In contrast the values of prime Dublin retail properties, based on an average 6.5pc yield, is 14th cheapest as it ranks at 32 in the league. This yield makes Dublin shops 19pc cheaper to buy than their equivalents in regional British cities such as Glasgow, Edinburgh and Manchester where yields are 5.25pc.



Unchanged

The three British cities have seen their property values rise in line with a partial recovery in British commercial property values while Dublin retail values have remained unchanged since they suffered a 61pc drop in values in 2008.

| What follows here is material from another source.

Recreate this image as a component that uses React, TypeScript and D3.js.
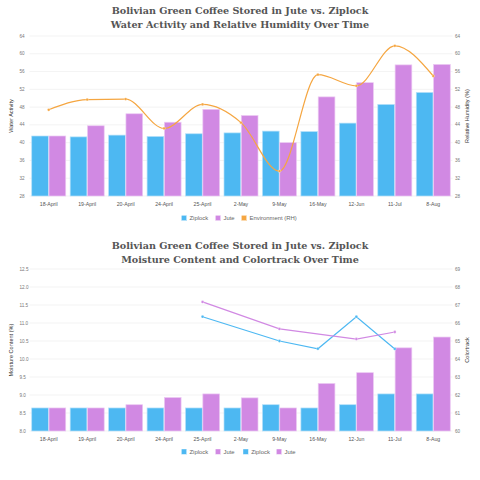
import React from 'react';
import * as d3 from 'd3';

const categories = ['18-April', '19-April', '20-April', '24-April', '25-April', '2-May', '9-May', '16-May', '12-Jun', '11-Jul', '8-Aug'];

// top chart
const waZiplock = [41.5, 41.3, 41.7, 41.4, 42.0, 42.2, 42.6, 42.5, 44.4, 48.6, 51.3];
const waJute = [41.5, 43.8, 46.5, 44.6, 47.5, 46.1, 40.0, 50.3, 53.5, 57.5, 57.6];
const envRH = [47.4, 49.7, 49.8, 43.2, 48.6, 44.5, 33.6, 55.3, 52.8, 61.8, 55.0];
const waTicks = [28, 32, 36, 40, 44, 48, 52, 56, 60, 64];

// bottom chart
const mcZiplock = [8.64, 8.64, 8.64, 8.64, 8.64, 8.64, 8.73, 8.64, 8.73, 9.03, 9.03];
const mcJute = [8.64, 8.64, 8.73, 8.93, 9.03, 8.92, 8.64, 9.32, 9.62, 10.31, 10.61];
const ctZiplock: (number | null)[] = [null, null, null, null, 66.35, null, 65.0, 64.57, 66.35, 64.56, null];
const ctJute: (number | null)[] = [null, null, null, null, 67.17, null, 65.67, null, 65.11, 65.5, null];
const mcTicks = [8.0, 8.5, 9.0, 9.5, 10.0, 10.5, 11.0, 11.5, 12.0, 12.5];
const ctTicks = [60, 61, 62, 63, 64, 65, 66, 67, 68, 69];

const BLUE = '#4db8f2';
const PURPLE = '#d189e3';
const ORANGE = '#f5a641';
const SANS = '"Liberation Sans", Arial, sans-serif';
const SERIF = '"DejaVu Serif", serif';

const X0 = 29.5;
const X1 = 452.5;

const x = d3.scaleBand<string>().domain(categories).range([X0, X1]).padding(0);
const groupW = x.bandwidth() * 0.9;
const barW = groupW / 2;

type LineSeries = { values: (number | null)[]; color: string; curve: boolean };

function Bars({ a, b, y, bottom }: { a: number[]; b: number[]; y: d3.ScaleLinear<number, number>; bottom: number }) {
  return (
    <g>
      {categories.map((c, i) => {
        const cx = x(c)! + x.bandwidth() / 2;
        return (
          <g key={c}>
            <rect x={cx - groupW / 2 + 0.3} y={y(a[i])} width={barW - 0.6} height={bottom - y(a[i])}
              fill={BLUE} stroke="#b5e0f9" strokeWidth={0.7} />
            <rect x={cx + 0.3} y={y(b[i])} width={barW - 0.6} height={bottom - y(b[i])}
              fill={PURPLE} stroke="#ecc9f3" strokeWidth={0.7} />
          </g>
        );
      })}
    </g>
  );
}

function Lines({ series, y }: { series: LineSeries[]; y: d3.ScaleLinear<number, number> }) {
  return (
    <g>
      {series.map((s, k) => {
        const pts = s.values
          .map((v, i) => ({ v, c: categories[i] }))
          .filter(p => p.v !== null) as { v: number; c: string }[];
        const line = d3
          .line<{ v: number; c: string }>()
          .x(p => x(p.c)! + x.bandwidth() / 2)
          .y(p => y(p.v))
          .curve(s.curve ? d3.curveMonotoneX : d3.curveLinear);
        return (
          <g key={k}>
            <path d={line(pts) || ''} fill="none" stroke={s.color} strokeWidth={1.2} />
            {pts.map(p => (
              <circle key={p.c} cx={x(p.c)! + x.bandwidth() / 2} cy={y(p.v)} r={1.4} fill={s.color} stroke="#fff" strokeWidth={0.3} />
            ))}
          </g>
        );
      })}
    </g>
  );
}

function Panel(props: {
  title: string[];
  titleY: number;
  top: number;
  bottom: number;
  left: d3.ScaleLinear<number, number>;
  leftTicks: number[];
  leftFmt: (v: number) => string;
  right: d3.ScaleLinear<number, number>;
  rightTicks: number[];
  leftTitle: string;
  rightTitle: string;
  barsA: number[];
  barsB: number[];
  lines: LineSeries[];
  lineScale: d3.ScaleLinear<number, number>;
  legend: { label: string; color: string; x: number }[];
  legendY: number;
}) {
  const { top, bottom, left, right } = props;
  const mid = (top + bottom) / 2;
  return (
    <g>
      {props.title.map((t, i) => (
        <text key={i} x={240} y={props.titleY + i * 14} textAnchor="middle" fontFamily={SERIF} fontWeight="bold"
          fontSize={9.6} fill="#555">{t}</text>
      ))}
      {props.leftTicks.map(t => (
        <g key={t}>
          <line x1={X0} x2={X1} y1={left(t)} y2={left(t)} stroke="#ebebeb" strokeWidth={0.6} />
          <text x={19.5} y={left(t)} dy="0.35em" fontFamily={SANS} fontSize={4.6} fill="#777">{props.leftFmt(t)}</text>
        </g>
      ))}
      {props.rightTicks.map(t => (
        <text key={t} x={455} y={right(t)} dy="0.35em" fontFamily={SANS} fontSize={4.6} fill="#777">{t}</text>
      ))}
      <text transform={`translate(12.5,${mid}) rotate(-90)`} textAnchor="middle" fontFamily={SANS} fontSize={5.6} fill="#333">
        {props.leftTitle}
      </text>
      <text transform={`translate(469,${mid}) rotate(-90)`} textAnchor="middle" fontFamily={SANS} fontSize={5.6} fill="#333">
        {props.rightTitle}
      </text>
      <Bars a={props.barsA} b={props.barsB} y={left} bottom={bottom} />
      <Lines series={props.lines} y={props.lineScale} />
      {categories.map(c => (
        <text key={c} x={x(c)! + x.bandwidth() / 2} y={bottom + 9.5} textAnchor="middle" fontFamily={SANS} fontSize={5.2} fill="#555">
          {c}
        </text>
      ))}
      {props.legend.map((l, i) => (
        <g key={i}>
          <rect x={l.x - 2.7} y={props.legendY - 2.7} width={5.4} height={5.4} fill={l.color} stroke="#fff" strokeWidth={0.4} />
          <text x={l.x + 5.5} y={props.legendY} dy="0.35em" fontFamily={SANS} fontSize={5.9} fill="#666">{l.label}</text>
        </g>
      ))}
    </g>
  );
}

export default function App() {
  const waY = d3.scaleLinear().domain([28, 64]).range([196, 36]);
  const mcY = d3.scaleLinear().domain([8, 12.5]).range([431, 269]);
  const ctY = d3.scaleLinear().domain([60, 69]).range([431, 269]);
  return (
    <svg width={480} height={480} style={{ position: 'absolute', left: 0, top: 0, background: '#fff' }}>
      <Panel
        title={['Bolivian Green Coffee Stored in Jute vs. Ziplock', 'Water Activity and Relative Humidity Over Time']}
        titleY={14}
        top={36}
        bottom={196}
        left={waY}
        leftTicks={waTicks}
        leftFmt={v => String(v)}
        right={waY}
        rightTicks={waTicks}
        leftTitle="Water Activity"
        rightTitle="Relative Humidity (%)"
        barsA={waZiplock}
        barsB={waJute}
        lines={[{ values: envRH, color: ORANGE, curve: true }]}
        lineScale={waY}
        legend={[
          { label: 'Ziplock', color: BLUE, x: 184 },
          { label: 'Jute', color: PURPLE, x: 218 },
          { label: 'Environment (RH)', color: ORANGE, x: 244 },
        ]}
        legendY={218}
      />
      <Panel
        title={['Bolivian Green Coffee Stored in Jute vs. Ziplock', 'Moisture Content and Colortrack Over Time']}
        titleY={249}
        top={269}
        bottom={431}
        left={mcY}
        leftTicks={mcTicks}
        leftFmt={v => v.toFixed(1)}
        right={ctY}
        rightTicks={ctTicks}
        leftTitle="Moisture Content (%)"
        rightTitle="Colortrack"
        barsA={mcZiplock}
        barsB={mcJute}
        lines={[
          { values: ctZiplock, color: BLUE, curve: false },
          { values: ctJute, color: PURPLE, curve: false },
        ]}
        lineScale={ctY}
        legend={[
          { label: 'Ziplock', color: BLUE, x: 184 },
          { label: 'Jute', color: PURPLE, x: 218 },
          { label: 'Ziplock', color: BLUE, x: 245.7 },
          { label: 'Jute', color: PURPLE, x: 279 },
        ]}
        legendY={451.7}
      />
    </svg>
  );
}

Dublin retail rents have fallen 35pc from their peak and three places from their top five position a few years ago, nevertheless CBRE's survey shows the retail rents in Dublin are now almost double those of the three British cities.

Dublin prime offices rents have fallen 44pc from their peak to €376 per sqm in Q1 while yields have moved out 375 basis points to 7.5pc. Nevertheless prime Dublin office rents are still 12th most expensive while its values rank at only 37.

Only Moscow and Kiev offices have seen sharper falls than Dublin in both rents and values. Despite Greece's difficulties, Athens offices are recording higher rents and values than those of Dublin.

A similar gap is shown between Dublin's prime industrial rents and values. Although shed rents have fallen 34pc to €86 per sqm, they are still seventh most expensive in EMEA and industrial yields at 9pc are only 32 on the rankings.